L’Etat-parti chinois prendra prétexte du nouvel accord pour exiger que chacun des 12 millions de catholiques chinois prie dans les églises du régime. Il se servira de l’autorité qui lui aura été déléguée par le pape François pour continuer à persécuter et fermer celles menées par des évêques loyaux à Rome. L’affirmation du Vatican selon laquelle « l’espoir partagé est que l’accord favorise un processus fructueux (…) pour le bien commun du peuple chinois » relève d’un sabir iréniste dont François est coutumier.
Pour le cardinal Zen, les conséquences de l’accord seront « tragiques »

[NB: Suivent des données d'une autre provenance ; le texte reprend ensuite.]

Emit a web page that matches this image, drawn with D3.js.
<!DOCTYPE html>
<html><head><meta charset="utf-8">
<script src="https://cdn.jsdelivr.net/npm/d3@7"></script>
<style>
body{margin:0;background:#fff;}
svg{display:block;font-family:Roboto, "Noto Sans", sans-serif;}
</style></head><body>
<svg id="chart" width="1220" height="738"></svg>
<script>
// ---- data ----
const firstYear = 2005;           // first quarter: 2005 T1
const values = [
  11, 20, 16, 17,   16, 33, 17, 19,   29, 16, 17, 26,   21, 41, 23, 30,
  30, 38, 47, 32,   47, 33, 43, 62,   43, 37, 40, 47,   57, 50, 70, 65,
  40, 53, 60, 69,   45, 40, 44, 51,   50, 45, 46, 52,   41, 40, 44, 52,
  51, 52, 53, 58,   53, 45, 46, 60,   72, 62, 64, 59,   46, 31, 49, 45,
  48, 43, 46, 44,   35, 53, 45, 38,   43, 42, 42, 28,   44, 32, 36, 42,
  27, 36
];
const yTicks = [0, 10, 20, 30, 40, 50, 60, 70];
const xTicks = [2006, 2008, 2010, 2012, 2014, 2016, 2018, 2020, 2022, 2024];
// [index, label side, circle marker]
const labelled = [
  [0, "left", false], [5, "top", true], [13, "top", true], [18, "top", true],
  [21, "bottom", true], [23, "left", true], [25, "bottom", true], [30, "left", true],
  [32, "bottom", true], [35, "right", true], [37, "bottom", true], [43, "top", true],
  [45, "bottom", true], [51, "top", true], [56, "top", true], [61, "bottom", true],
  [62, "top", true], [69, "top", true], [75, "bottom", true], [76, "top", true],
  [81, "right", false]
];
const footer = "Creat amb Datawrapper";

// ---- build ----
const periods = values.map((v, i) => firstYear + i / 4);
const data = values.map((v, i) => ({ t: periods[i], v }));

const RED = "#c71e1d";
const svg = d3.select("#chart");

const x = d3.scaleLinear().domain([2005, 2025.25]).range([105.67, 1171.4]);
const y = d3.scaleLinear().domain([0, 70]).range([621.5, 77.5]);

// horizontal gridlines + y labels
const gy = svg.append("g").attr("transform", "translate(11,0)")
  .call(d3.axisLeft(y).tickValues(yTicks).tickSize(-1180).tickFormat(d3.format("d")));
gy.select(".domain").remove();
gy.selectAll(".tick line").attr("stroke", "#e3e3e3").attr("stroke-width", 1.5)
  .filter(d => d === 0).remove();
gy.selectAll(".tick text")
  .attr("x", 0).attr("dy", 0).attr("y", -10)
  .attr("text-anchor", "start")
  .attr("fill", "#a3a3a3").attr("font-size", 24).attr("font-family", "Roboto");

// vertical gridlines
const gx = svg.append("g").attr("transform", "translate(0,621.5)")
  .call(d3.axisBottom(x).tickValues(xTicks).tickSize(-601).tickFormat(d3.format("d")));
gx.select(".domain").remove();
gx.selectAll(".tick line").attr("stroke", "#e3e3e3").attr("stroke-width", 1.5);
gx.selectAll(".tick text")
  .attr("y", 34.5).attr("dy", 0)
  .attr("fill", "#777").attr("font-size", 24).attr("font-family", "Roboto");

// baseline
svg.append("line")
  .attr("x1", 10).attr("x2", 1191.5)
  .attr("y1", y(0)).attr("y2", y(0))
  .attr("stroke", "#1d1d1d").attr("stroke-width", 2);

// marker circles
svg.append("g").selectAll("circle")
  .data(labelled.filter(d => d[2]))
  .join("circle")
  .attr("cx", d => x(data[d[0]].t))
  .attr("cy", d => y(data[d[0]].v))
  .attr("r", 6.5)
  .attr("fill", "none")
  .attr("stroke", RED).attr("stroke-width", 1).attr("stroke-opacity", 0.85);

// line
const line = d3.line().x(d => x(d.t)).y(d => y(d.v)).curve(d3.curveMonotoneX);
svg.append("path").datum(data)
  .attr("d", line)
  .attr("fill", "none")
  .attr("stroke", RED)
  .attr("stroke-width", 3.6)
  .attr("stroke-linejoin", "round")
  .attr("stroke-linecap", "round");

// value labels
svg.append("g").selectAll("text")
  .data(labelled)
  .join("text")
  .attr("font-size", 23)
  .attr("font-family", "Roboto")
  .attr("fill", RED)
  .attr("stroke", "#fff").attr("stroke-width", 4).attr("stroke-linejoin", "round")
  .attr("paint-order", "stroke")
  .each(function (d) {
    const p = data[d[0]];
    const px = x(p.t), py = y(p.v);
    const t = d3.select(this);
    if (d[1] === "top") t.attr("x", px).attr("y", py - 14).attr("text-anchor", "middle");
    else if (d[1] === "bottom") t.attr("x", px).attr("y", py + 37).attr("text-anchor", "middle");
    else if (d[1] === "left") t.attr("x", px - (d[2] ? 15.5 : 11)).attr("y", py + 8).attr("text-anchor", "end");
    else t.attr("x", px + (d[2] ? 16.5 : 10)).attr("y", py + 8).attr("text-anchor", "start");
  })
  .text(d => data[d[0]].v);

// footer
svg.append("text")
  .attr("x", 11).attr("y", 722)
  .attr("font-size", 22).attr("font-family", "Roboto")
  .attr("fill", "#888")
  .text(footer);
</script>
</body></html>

Pour le cardinal Zen, « Les conséquences de cet accord seront tragiques et durables, non seulement pour l’Eglise en Chine mais aussi pour l’ensemble de l’Eglise car il affaiblira sa crédibilité ». Joseph Zen estime qu’une moitié de l’Eglise des catacombes est susceptible d’accepter l’accord, mais il a exprimé son inquiétude de voir nombre de catholiques de l’Eglise des catacombes rejeter le traité et « commettre des actes irrationnels, jusqu’à la rébellion ». Ouvrant la voie à une répression violente de la part du régime totalitaire. Joseph Zen a mis en cause les convictions profondes du principal artisan de l’accord, le cardinal Pietro Parolin : « Je ne crois pas qu’il ait la foi. C’est juste un bon diplomate, dans le sens le plus séculier et le plus mondain. » Parolin a été nommé par François en 2013.